▶ **Data to use**:
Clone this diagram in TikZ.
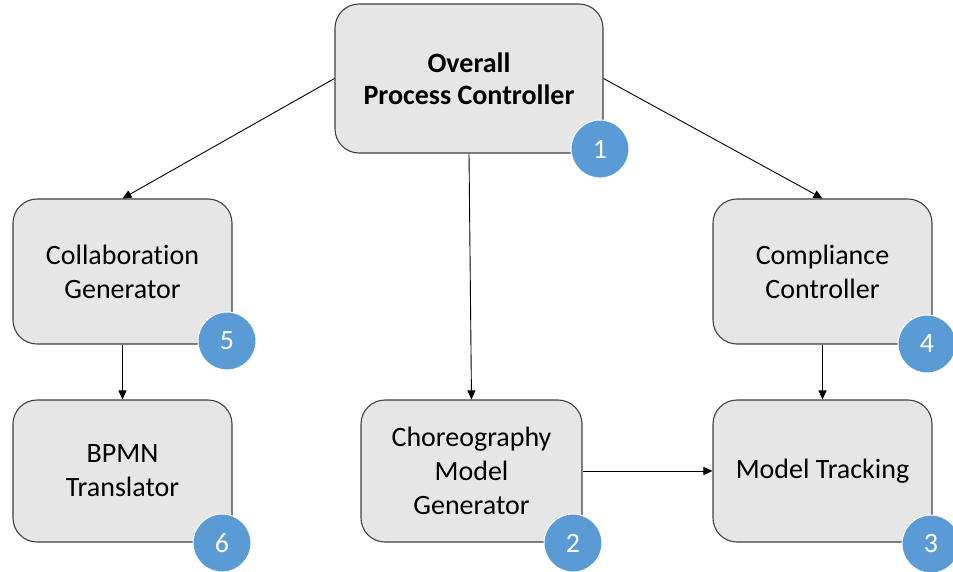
\documentclass[tikz,border=0pt]{standalone}
\usepackage{fontspec}
\setmainfont{Carlito}[Ligatures=NoCommon]
\usetikzlibrary{arrows.meta}
\definecolor{boxfill}{HTML}{E6E6E6}
\definecolor{boxline}{HTML}{404040}
\definecolor{numblue}{HTML}{5B9BD5}
\tikzset{
  procbox/.style={draw=boxline, line width=1.1pt, fill=boxfill, rounded corners=24pt,
    align=center, inner sep=0pt, font=\fontsize{28}{34}\selectfont},
  numcirc/.style={circle, fill=numblue, draw=white, line width=1pt, minimum size=58pt, inner sep=0pt,
    text=white, font=\fontsize{28}{30}\selectfont},
  conn/.style={line width=0.9pt, draw=black, -{Triangle[length=9pt,width=8pt]}}
}
\begin{document}
\begin{tikzpicture}[x=1pt,y=-1pt]
\useasboundingbox (0,0) rectangle (953,571);
\fill[white] (0,0) rectangle (953,571);
% boxes
\node[procbox, minimum width=268pt, minimum height=149pt, font=\fontsize{28}{32}\selectfont\bfseries] (b1) at (469,78.5) {Overall\\Process Controller};
\node[procbox, minimum width=219pt, minimum height=145pt] (b5) at (122.5,271.5) {Collaboration\\Generator};
\node[procbox, minimum width=219pt, minimum height=145pt] (b4) at (822.5,271.5) {Compliance\\Controller};
\node[procbox, minimum width=219pt, minimum height=142pt] (b6) at (122.5,471) {BPMN\\Translator};
\node[procbox, minimum width=221pt, minimum height=142pt] (b2) at (471.5,471) {Choreography\\Model\\Generator};
\node[procbox, minimum width=219pt, minimum height=142pt] (b3) at (822.5,471) {Model Tracking};
% connectors
\draw[conn] (b1.west) -- (b5.north);
\draw[conn] (b1.east) -- (b4.north);
\draw[conn] (b1.south) -- (b2.north);
\draw[conn] (b5.south) -- (b6.north);
\draw[conn] (b4.south) -- (b3.north);
\draw[conn] (b2.east) -- (b3.west);
% number badges
\node[numcirc] (c1) at (600,149) {1};
\node[numcirc] (c5) at (227,341) {5};
\node[numcirc] (c4) at (927,344) {4};
\node[numcirc] (c6) at (222,543) {6};
\node[numcirc] (c2) at (573,543) {2};
\node[numcirc] (c3) at (931,544) {3};
\end{tikzpicture}
\end{document}
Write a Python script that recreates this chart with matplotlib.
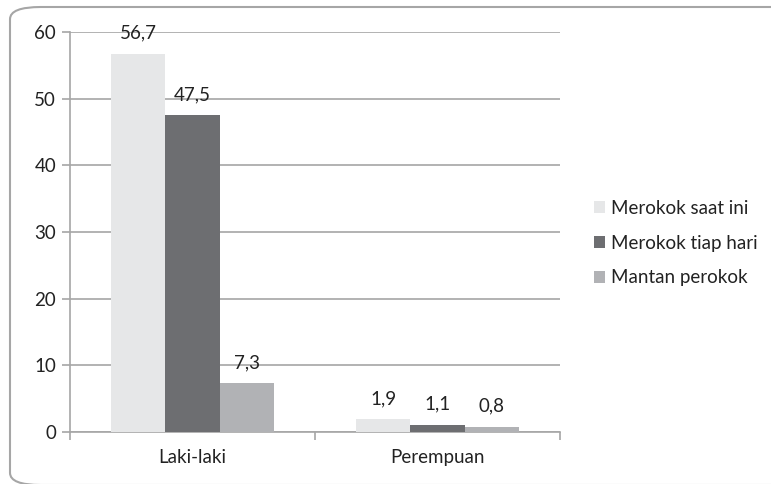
import numpy as np
import matplotlib.pyplot as plt
from matplotlib.patches import FancyBboxPatch

plt.rcParams['font.family'] = ['Lato', 'DejaVu Sans']

categories = ['Laki-laki', 'Perempuan']
series_names = ['Merokok saat ini', 'Merokok tiap hari', 'Mantan perokok']
values = [
    [56.7, 1.9],   # merokok saat ini
    [47.5, 1.1],   # merokok tiap hari
    [7.3, 0.8],    # mantan perokok
]
labels = [
    ['56,7', '1,9'],
    ['47,5', '1,1'],
    ['7,3', '0,8'],
]
colors = ['#e6e7e8', '#6d6e71', '#b1b2b5']
txt_col = '#222222'

fig = plt.figure(figsize=(7.71, 4.84), dpi=100)

# rounded frame round the chart
frame = FancyBboxPatch((10 / 771, 1 - 485 / 484), 800 / 771, 478 / 484,
                       boxstyle='round,pad=0,rounding_size=0.04',
                       transform=fig.transFigure, facecolor='none',
                       edgecolor='#a6a6a6', linewidth=1.5, zorder=0,
                       mutation_aspect=484 / 771)
fig.patches.append(frame)

ax = fig.add_axes([70 / 771, 1 - 432 / 484, 490 / 771, 400 / 484])

x = np.arange(len(categories))
w = 1 / 4.5
for i, (name, vals) in enumerate(zip(series_names, values)):
    pos = x + (i - 1) * w
    ax.bar(pos, vals, width=w, color=colors[i], label=name, zorder=3)
    for p, v, lab in zip(pos, vals, labels[i]):
        ax.annotate(lab, (p, v), xytext=(0, 15), textcoords='offset points',
                    ha='center', va='center', fontsize=13.5, color=txt_col)

ax.set_xlim(-0.5, 1.5)
ax.set_ylim(0, 60)
ax.set_yticks(range(0, 61, 10))
ax.yaxis.grid(True, color='#a6a6a6', linewidth=1.2, zorder=0)
ax.set_axisbelow(True)

# category dividers as x ticks, labels in the middle
ax.set_xticks([-0.5, 0.5, 1.5])
ax.set_xticklabels([])
ax.set_xticks(x, minor=True)
ax.set_xticklabels(categories, minor=True)
ax.tick_params(axis='x', which='major', length=6, width=1.2, color='#a6a6a6')
ax.tick_params(axis='x', which='minor', length=0, pad=12, labelsize=13.5,
               labelcolor=txt_col)
ax.tick_params(axis='y', length=6, width=1.2, color='#a6a6a6', pad=4,
               labelsize=13.5, labelcolor=txt_col)

for s in ['top', 'right']:
    ax.spines[s].set_visible(False)
for s in ['left', 'bottom']:
    ax.spines[s].set_color('#a6a6a6')
    ax.spines[s].set_linewidth(1.2)

fig.legend(loc='center left', bbox_to_anchor=(594 / 771, 1 - 243 / 484),
           frameon=False, fontsize=13.5, handlelength=0.6, handleheight=0.6,
           handletextpad=0.3, labelspacing=0.95, borderaxespad=0,
           borderpad=0, labelcolor=txt_col)

fig.savefig('out.png', dpi=100)
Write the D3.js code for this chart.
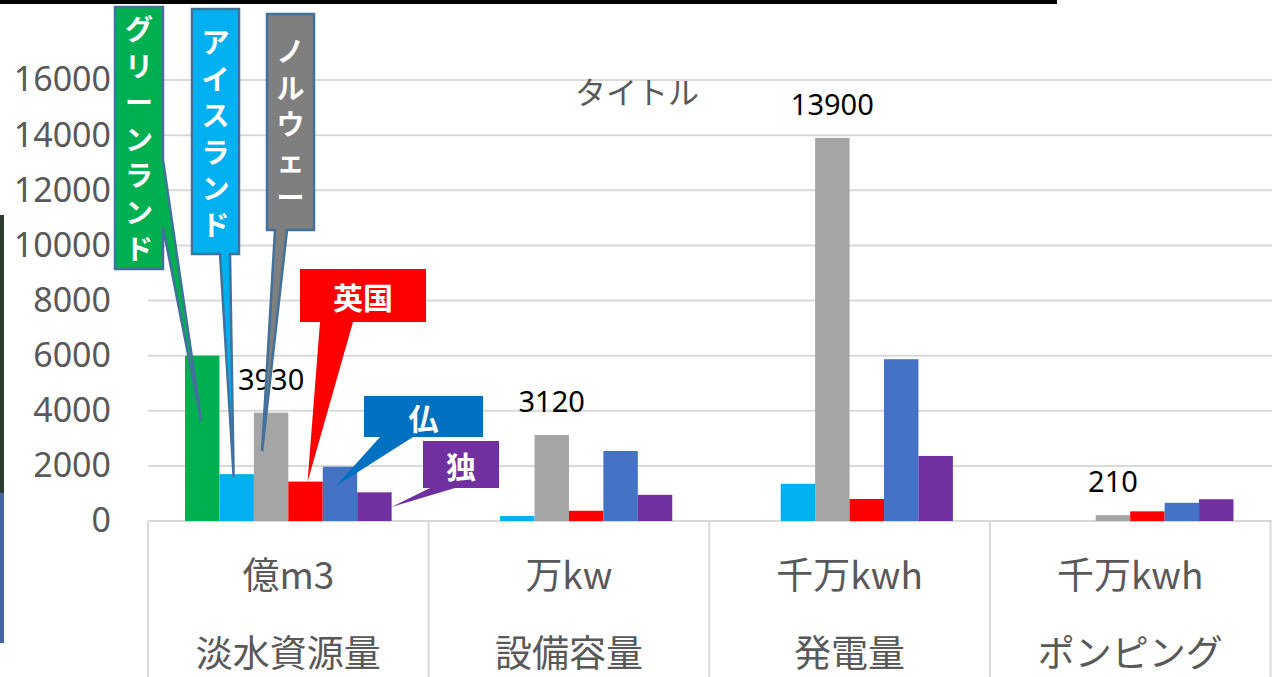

▶ **Task prompt**:
Pictures are not part of the copy; output everything else in the records exactly.

▶ **Result below**:
Clone this diagram in TikZ.
\documentclass[tikz,border=0pt]{standalone}
\usepackage{fontspec}
\setmainfont{Carlito}[Ligatures=NoCommon]
\usetikzlibrary{arrows.meta}
\definecolor{boxfill}{HTML}{E6E6E6}
\definecolor{boxline}{HTML}{404040}
\definecolor{numblue}{HTML}{5B9BD5}
\tikzset{
  procbox/.style={draw=boxline, line width=1.1pt, fill=boxfill, rounded corners=24pt,
    align=center, inner sep=0pt, font=\fontsize{28}{34}\selectfont},
  numcirc/.style={circle, fill=numblue, draw=white, line width=1pt, minimum size=58pt, inner sep=0pt,
    text=white, font=\fontsize{28}{30}\selectfont},
  conn/.style={line width=0.9pt, draw=black, -{Triangle[length=9pt,width=8pt]}}
}
\begin{document}
\begin{tikzpicture}[x=1pt,y=-1pt]
\useasboundingbox (0,0) rectangle (953,571);
\fill[white] (0,0) rectangle (953,571);
% boxes
\node[procbox, minimum width=268pt, minimum height=149pt, font=\fontsize{28}{32}\selectfont\bfseries] (b1) at (469,78.5) {Overall\\Process Controller};
\node[procbox, minimum width=219pt, minimum height=145pt] (b5) at (122.5,271.5) {Collaboration\\Generator};
\node[procbox, minimum width=219pt, minimum height=145pt] (b4) at (822.5,271.5) {Compliance\\Controller};
\node[procbox, minimum width=219pt, minimum height=142pt] (b6) at (122.5,471) {BPMN\\Translator};
\node[procbox, minimum width=221pt, minimum height=142pt] (b2) at (471.5,471) {Choreography\\Model\\Generator};
\node[procbox, minimum width=219pt, minimum height=142pt] (b3) at (822.5,471) {Model Tracking};
% connectors
\draw[conn] (b1.west) -- (b5.north);
\draw[conn] (b1.east) -- (b4.north);
\draw[conn] (b1.south) -- (b2.north);
\draw[conn] (b5.south) -- (b6.north);
\draw[conn] (b4.south) -- (b3.north);
\draw[conn] (b2.east) -- (b3.west);
% number badges
\node[numcirc] (c1) at (600,149) {1};
\node[numcirc] (c5) at (227,341) {5};
\node[numcirc] (c4) at (927,344) {4};
\node[numcirc] (c6) at (222,543) {6};
\node[numcirc] (c2) at (573,543) {2};
\node[numcirc] (c3) at (931,544) {3};
\end{tikzpicture}
\end{document}
Write a Python script that recreates this chart with matplotlib.
import numpy as np
import matplotlib.pyplot as plt
from matplotlib.patches import FancyBboxPatch

plt.rcParams['font.family'] = ['Lato', 'DejaVu Sans']

categories = ['Laki-laki', 'Perempuan']
series_names = ['Merokok saat ini', 'Merokok tiap hari', 'Mantan perokok']
values = [
    [56.7, 1.9],   # merokok saat ini
    [47.5, 1.1],   # merokok tiap hari
    [7.3, 0.8],    # mantan perokok
]
labels = [
    ['56,7', '1,9'],
    ['47,5', '1,1'],
    ['7,3', '0,8'],
]
colors = ['#e6e7e8', '#6d6e71', '#b1b2b5']
txt_col = '#222222'

fig = plt.figure(figsize=(7.71, 4.84), dpi=100)

# rounded frame round the chart
frame = FancyBboxPatch((10 / 771, 1 - 485 / 484), 800 / 771, 478 / 484,
                       boxstyle='round,pad=0,rounding_size=0.04',
                       transform=fig.transFigure, facecolor='none',
                       edgecolor='#a6a6a6', linewidth=1.5, zorder=0,
                       mutation_aspect=484 / 771)
fig.patches.append(frame)

ax = fig.add_axes([70 / 771, 1 - 432 / 484, 490 / 771, 400 / 484])

x = np.arange(len(categories))
w = 1 / 4.5
for i, (name, vals) in enumerate(zip(series_names, values)):
    pos = x + (i - 1) * w
    ax.bar(pos, vals, width=w, color=colors[i], label=name, zorder=3)
    for p, v, lab in zip(pos, vals, labels[i]):
        ax.annotate(lab, (p, v), xytext=(0, 15), textcoords='offset points',
                    ha='center', va='center', fontsize=13.5, color=txt_col)

ax.set_xlim(-0.5, 1.5)
ax.set_ylim(0, 60)
ax.set_yticks(range(0, 61, 10))
ax.yaxis.grid(True, color='#a6a6a6', linewidth=1.2, zorder=0)
ax.set_axisbelow(True)

# category dividers as x ticks, labels in the middle
ax.set_xticks([-0.5, 0.5, 1.5])
ax.set_xticklabels([])
ax.set_xticks(x, minor=True)
ax.set_xticklabels(categories, minor=True)
ax.tick_params(axis='x', which='major', length=6, width=1.2, color='#a6a6a6')
ax.tick_params(axis='x', which='minor', length=0, pad=12, labelsize=13.5,
               labelcolor=txt_col)
ax.tick_params(axis='y', length=6, width=1.2, color='#a6a6a6', pad=4,
               labelsize=13.5, labelcolor=txt_col)

for s in ['top', 'right']:
    ax.spines[s].set_visible(False)
for s in ['left', 'bottom']:
    ax.spines[s].set_color('#a6a6a6')
    ax.spines[s].set_linewidth(1.2)

fig.legend(loc='center left', bbox_to_anchor=(594 / 771, 1 - 243 / 484),
           frameon=False, fontsize=13.5, handlelength=0.6, handleheight=0.6,
           handletextpad=0.3, labelspacing=0.95, borderaxespad=0,
           borderpad=0, labelcolor=txt_col)

fig.savefig('out.png', dpi=100)
Write the D3.js code for this chart.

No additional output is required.